Reproduce the listing word for word. Skip any image.

§

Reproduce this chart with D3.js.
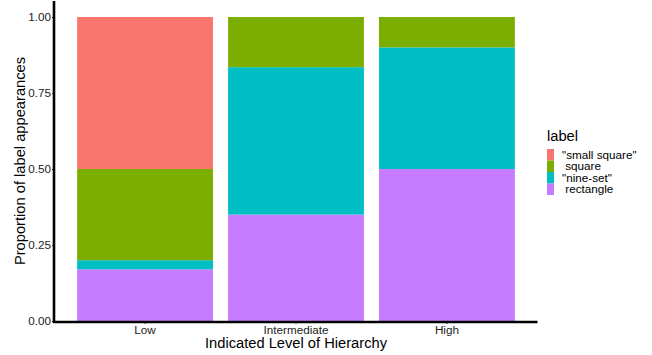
<!DOCTYPE html>
<html>
<head>
<meta charset="utf-8">
<script src="https://cdn.jsdelivr.net/npm/d3@7"></script>
<style>
  body { margin: 0; background: #fff; }
  text { font-family: "Liberation Sans", Arial, sans-serif; }
</style>
</head>
<body>
<script>
// data
var levels = ["Low", "Intermediate", "High"];
var labels = ["\"small square\"", " square", "\"nine-set\"", " rectangle"];
var colors = ["#F8766D", "#7CAE00", "#00BFC4", "#C77CFF"];
// proportions per level, stacked bottom up: rectangle, nine-set, square, small square
var rectangle   = [0.17, 0.35,  0.50];
var nineSet     = [0.03, 0.485, 0.40];
var square      = [0.30, 0.165, 0.10];
var smallSquare = [0.50, 0.00,  0.00];
var yTicks = [0, 0.25, 0.5, 0.75, 1];

var width = 652, height = 355;

var svg = d3.select("body").append("svg")
    .attr("width", width)
    .attr("height", height);

// set the ranges
var x = d3.scaleBand()
    .domain(levels)
    .range([54.5, 537.5])
    .paddingInner(0.1)
    .paddingOuter(0.15);
var y = d3.scaleLinear()
    .domain([0, 1])
    .range([321, 17]);

// build the stack table from the arrays
var table = levels.map(function(l, i) {
  return {
    level: l,
    rectangle: rectangle[i],
    nineSet: nineSet[i],
    square: square[i],
    smallSquare: smallSquare[i]
  };
});
var keys = ["rectangle", "nineSet", "square", "smallSquare"];
var keyColor = { smallSquare: colors[0], square: colors[1], nineSet: colors[2], rectangle: colors[3] };
var series = d3.stack().keys(keys)(table);

svg.append("g").selectAll("g")
    .data(series)
  .enter().append("g")
    .attr("fill", function(d) { return keyColor[d.key]; })
  .selectAll("rect")
    .data(function(d) { return d; })
  .enter().append("rect")
    .attr("x", function(d) { return x(d.data.level); })
    .attr("width", x.bandwidth())
    .attr("y", function(d) { return y(d[1]); })
    .attr("height", function(d) { return y(d[0]) - y(d[1]); });

// y axis
var yAxis = svg.append("g")
    .attr("transform", "translate(54,0)")
    .call(d3.axisLeft(y).tickValues(yTicks).tickFormat(d3.format(".2f")).tickSize(2).tickPadding(1));
yAxis.select(".domain").remove();
yAxis.selectAll("line").attr("stroke", "#333");
yAxis.selectAll("text").attr("fill", "#222").style("font-size", "11.7px")
    .attr("font-family", "Liberation Sans, Arial, sans-serif");

// x axis
var xAxis = svg.append("g")
    .attr("transform", "translate(0,322)")
    .call(d3.axisBottom(x).tickSize(2).tickPadding(2));
xAxis.select(".domain").remove();
xAxis.selectAll("line").attr("stroke", "#333");
xAxis.selectAll("text").attr("fill", "#222").style("font-size", "11.7px")
    .attr("font-family", "Liberation Sans, Arial, sans-serif");

// axis lines
svg.append("line")
    .attr("x1", 54).attr("x2", 54).attr("y1", 1).attr("y2", 323)
    .attr("stroke", "#000").attr("stroke-width", 2.6);
svg.append("line")
    .attr("x1", 53).attr("x2", 537.5).attr("y1", 322).attr("y2", 322)
    .attr("stroke", "#000").attr("stroke-width", 2.6);

// axis titles
svg.append("text")
    .attr("x", 296)
    .attr("y", 348)
    .attr("text-anchor", "middle")
    .style("font-size", "14.7px")
    .text("Indicated Level of Hierarchy");

svg.append("text")
    .attr("transform", "translate(25,161) rotate(-90)")
    .attr("text-anchor", "middle")
    .style("font-size", "14.7px")
    .text("Proportion of label appearances");

// legend
var legend = svg.append("g").attr("transform", "translate(547,0)");
legend.append("text")
    .attr("x", 0).attr("y", 141)
    .style("font-size", "14.7px")
    .text("label");
var keyH = 11.5;
labels.forEach(function(lab, i) {
  legend.append("rect")
      .attr("x", 0).attr("y", 149 + i * keyH)
      .attr("width", 7).attr("height", keyH)
      .attr("fill", colors[i]);
  legend.append("text")
      .attr("x", 15).attr("y", 149 + i * keyH + keyH / 2 + 4)
      .style("font-size", "11.7px")
      .style("white-space", "pre")
      .attr("xml:space", "preserve")
      .text(lab);
});
</script>
</body>
</html>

§

COMPLETE OUTPUT —
Reproduce this chart with D3.js.
<!DOCTYPE html>
<html>
<head>
<meta charset="utf-8">
<script src="https://cdn.jsdelivr.net/npm/d3@7"></script>
<style>
  body { margin: 0; background: #fff; }
  text { font-family: "Liberation Sans", Arial, sans-serif; }
</style>
</head>
<body>
<script>
// data
var levels = ["Low", "Intermediate", "High"];
var labels = ["\"small square\"", " square", "\"nine-set\"", " rectangle"];
var colors = ["#F8766D", "#7CAE00", "#00BFC4", "#C77CFF"];
// proportions per level, stacked bottom up: rectangle, nine-set, square, small square
var rectangle   = [0.17, 0.35,  0.50];
var nineSet     = [0.03, 0.485, 0.40];
var square      = [0.30, 0.165, 0.10];
var smallSquare = [0.50, 0.00,  0.00];
var yTicks = [0, 0.25, 0.5, 0.75, 1];

var width = 652, height = 355;

var svg = d3.select("body").append("svg")
    .attr("width", width)
    .attr("height", height);

// set the ranges
var x = d3.scaleBand()
    .domain(levels)
    .range([54.5, 537.5])
    .paddingInner(0.1)
    .paddingOuter(0.15);
var y = d3.scaleLinear()
    .domain([0, 1])
    .range([321, 17]);

// build the stack table from the arrays
var table = levels.map(function(l, i) {
  return {
    level: l,
    rectangle: rectangle[i],
    nineSet: nineSet[i],
    square: square[i],
    smallSquare: smallSquare[i]
  };
});
var keys = ["rectangle", "nineSet", "square", "smallSquare"];
var keyColor = { smallSquare: colors[0], square: colors[1], nineSet: colors[2], rectangle: colors[3] };
var series = d3.stack().keys(keys)(table);

svg.append("g").selectAll("g")
    .data(series)
  .enter().append("g")
    .attr("fill", function(d) { return keyColor[d.key]; })
  .selectAll("rect")
    .data(function(d) { return d; })
  .enter().append("rect")
    .attr("x", function(d) { return x(d.data.level); })
    .attr("width", x.bandwidth())
    .attr("y", function(d) { return y(d[1]); })
    .attr("height", function(d) { return y(d[0]) - y(d[1]); });

// y axis
var yAxis = svg.append("g")
    .attr("transform", "translate(54,0)")
    .call(d3.axisLeft(y).tickValues(yTicks).tickFormat(d3.format(".2f")).tickSize(2).tickPadding(1));
yAxis.select(".domain").remove();
yAxis.selectAll("line").attr("stroke", "#333");
yAxis.selectAll("text").attr("fill", "#222").style("font-size", "11.7px")
    .attr("font-family", "Liberation Sans, Arial, sans-serif");

// x axis
var xAxis = svg.append("g")
    .attr("transform", "translate(0,322)")
    .call(d3.axisBottom(x).tickSize(2).tickPadding(2));
xAxis.select(".domain").remove();
xAxis.selectAll("line").attr("stroke", "#333");
xAxis.selectAll("text").attr("fill", "#222").style("font-size", "11.7px")
    .attr("font-family", "Liberation Sans, Arial, sans-serif");

// axis lines
svg.append("line")
    .attr("x1", 54).attr("x2", 54).attr("y1", 1).attr("y2", 323)
    .attr("stroke", "#000").attr("stroke-width", 2.6);
svg.append("line")
    .attr("x1", 53).attr("x2", 537.5).attr("y1", 322).attr("y2", 322)
    .attr("stroke", "#000").attr("stroke-width", 2.6);

// axis titles
svg.append("text")
    .attr("x", 296)
    .attr("y", 348)
    .attr("text-anchor", "middle")
    .style("font-size", "14.7px")
    .text("Indicated Level of Hierarchy");

svg.append("text")
    .attr("transform", "translate(25,161) rotate(-90)")
    .attr("text-anchor", "middle")
    .style("font-size", "14.7px")
    .text("Proportion of label appearances");

// legend
var legend = svg.append("g").attr("transform", "translate(547,0)");
legend.append("text")
    .attr("x", 0).attr("y", 141)
    .style("font-size", "14.7px")
    .text("label");
var keyH = 11.5;
labels.forEach(function(lab, i) {
  legend.append("rect")
      .attr("x", 0).attr("y", 149 + i * keyH)
      .attr("width", 7).attr("height", keyH)
      .attr("fill", colors[i]);
  legend.append("text")
      .attr("x", 15).attr("y", 149 + i * keyH + keyH / 2 + 4)
      .style("font-size", "11.7px")
      .style("white-space", "pre")
      .attr("xml:space", "preserve")
      .text(lab);
});
</script>
</body>
</html>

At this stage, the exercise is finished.